Napisała Jola @ 20 kwietnia, 2016 r.
Nogi swoje wybiegały, czas na odpoczynek do niedzieli |
Do maratonu zostały już tylko 3 dni... 24 kwietnia, dokładnie w dniu swoich 45 - tych urodzin, zmierzę się po raz drugi z królewskim dystansem. Przyznam że jestem już naprawdę bardzo podekscytowana, już chciałabym tam być!
Myślę że jestem już gotowa na ten wyczyn. nic więcej już nie zdziałam, czasu niewiele pozostało, co ma być to będzie. Ostatnie 7 km przebiegłam we wtorek, kilometry na rowerze zaliczone, ćwiczenia ogólnorozwojowe także. Teraz nadszedł czas na odpoczynek i zebranie energii na start.
W podporze przodem |
Deska bokiem |
Jeśli chodzi o moją dietę w tym ostatnim tygodniu przed startem, to od środowej kolacji zwiększam ilość zjadanych produktów węglowodanowych. Zjadam większe niż zazwyczaj porcje potraw z ryżu, makaronu, kuskusu. Ciemne pieczywo zamieniam na białe a do tego zamiast kiełbasy dżem, miód i masło orzechowe. Rano przed pracą, na pierwsze śniadanie większa niż zwykle miska płatków kukurydzianych. Podjadam też w ciągu dnia biszkopty, żelki, suszone owoce a także power ballsy czyli kulki mocy ;), a więc dużo prostych węglowodanów a mniej błonnika i tłuszczu.
Mięso białe, gotowane. Piję dużo wody mineralnej, niegazowanej.Pijemy wtedy kiedy mamy uczucie pragnienia, nic na siłę. Organizm sam najlepiej wie ile wody potrzebuje i na pewno sam się upomni :)
Kuskus i pierś z kurczaka |
Kolacja - spaghetti |
Biały ryż z gotowanym kurczakiem |
Na słodko
Kaszka manna na mleku sojowym z musem z mango |
Kulki mocy i kawa - power! |
Na dzień przed startem w sobotę wczesnym wieczorem ok. godziny 18, zjem sporą porcję makaronu a później w razie nagłego ataku głodu mam przy sobie garść płatków kukurydzianych :)
W niedzielę rano, na śniadanie - białe pieczywo z dżemem, miodem i masłem orzechowym, tak samo jak było w zeszłym roku i oczywiście kawka do tego!

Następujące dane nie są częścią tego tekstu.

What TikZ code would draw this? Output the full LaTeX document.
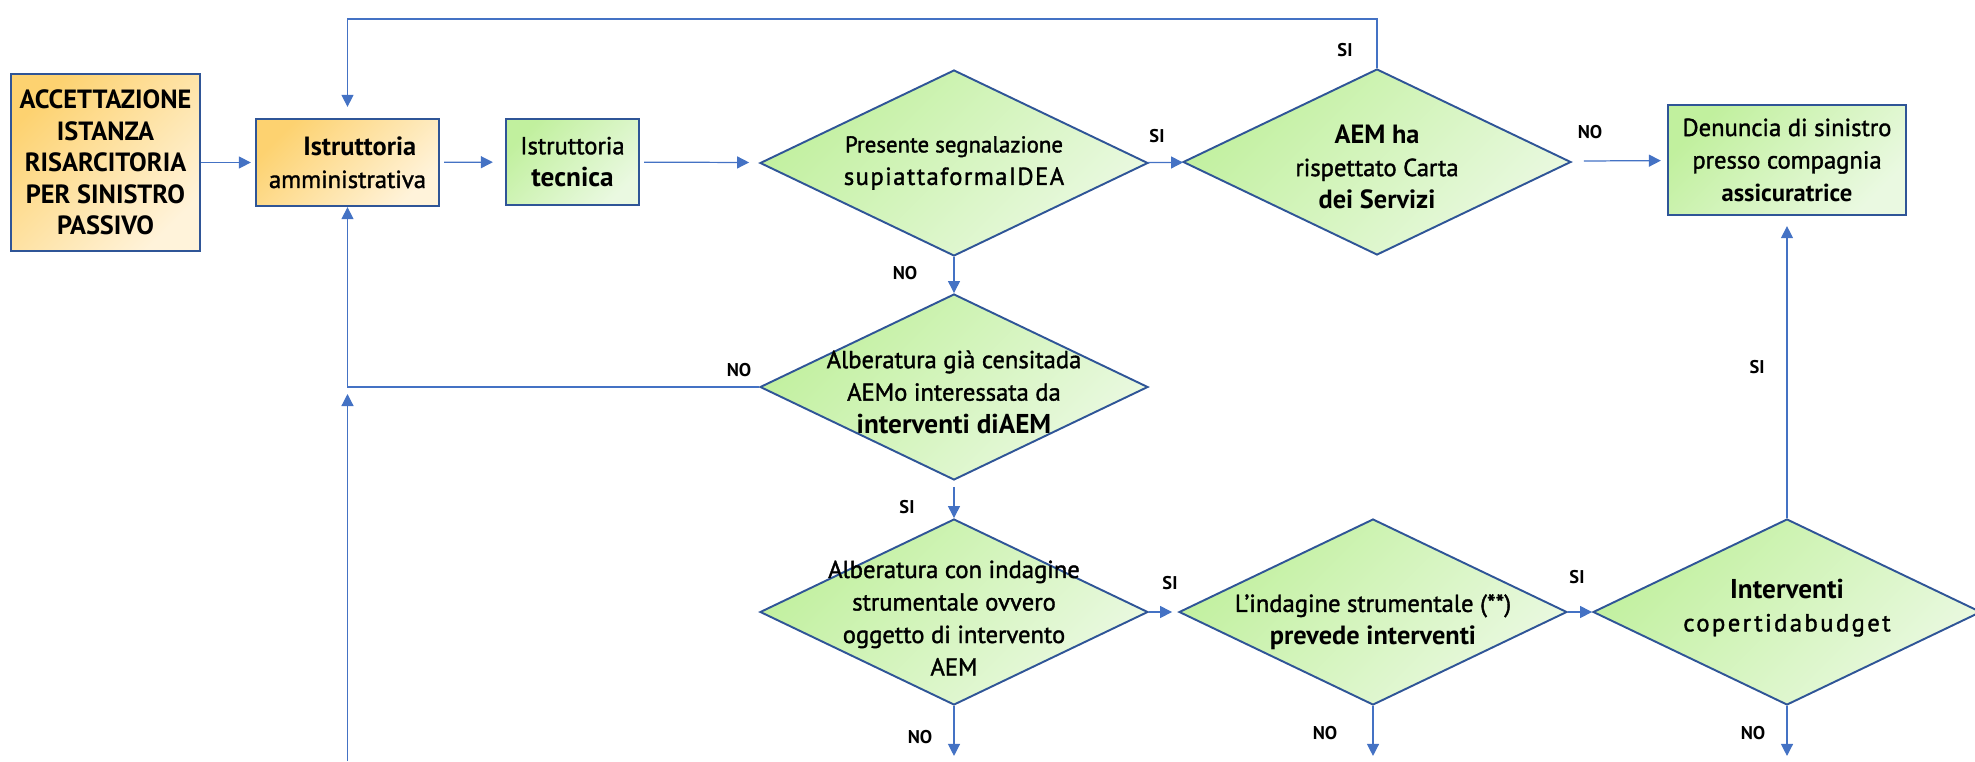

Przez te trzy godziny zdążę już pewnie zgłodnieć więc zabieram ze sobą banana którego zamierzam zjeść jeszcze przed rozgrzewką.
Ach, ta atmosfera, ci podekscytowani ludzie! Czas biegu pewnie będzie podobny do zeszłorocznego, nic to! liczy się przeżycie chwili, przygoda!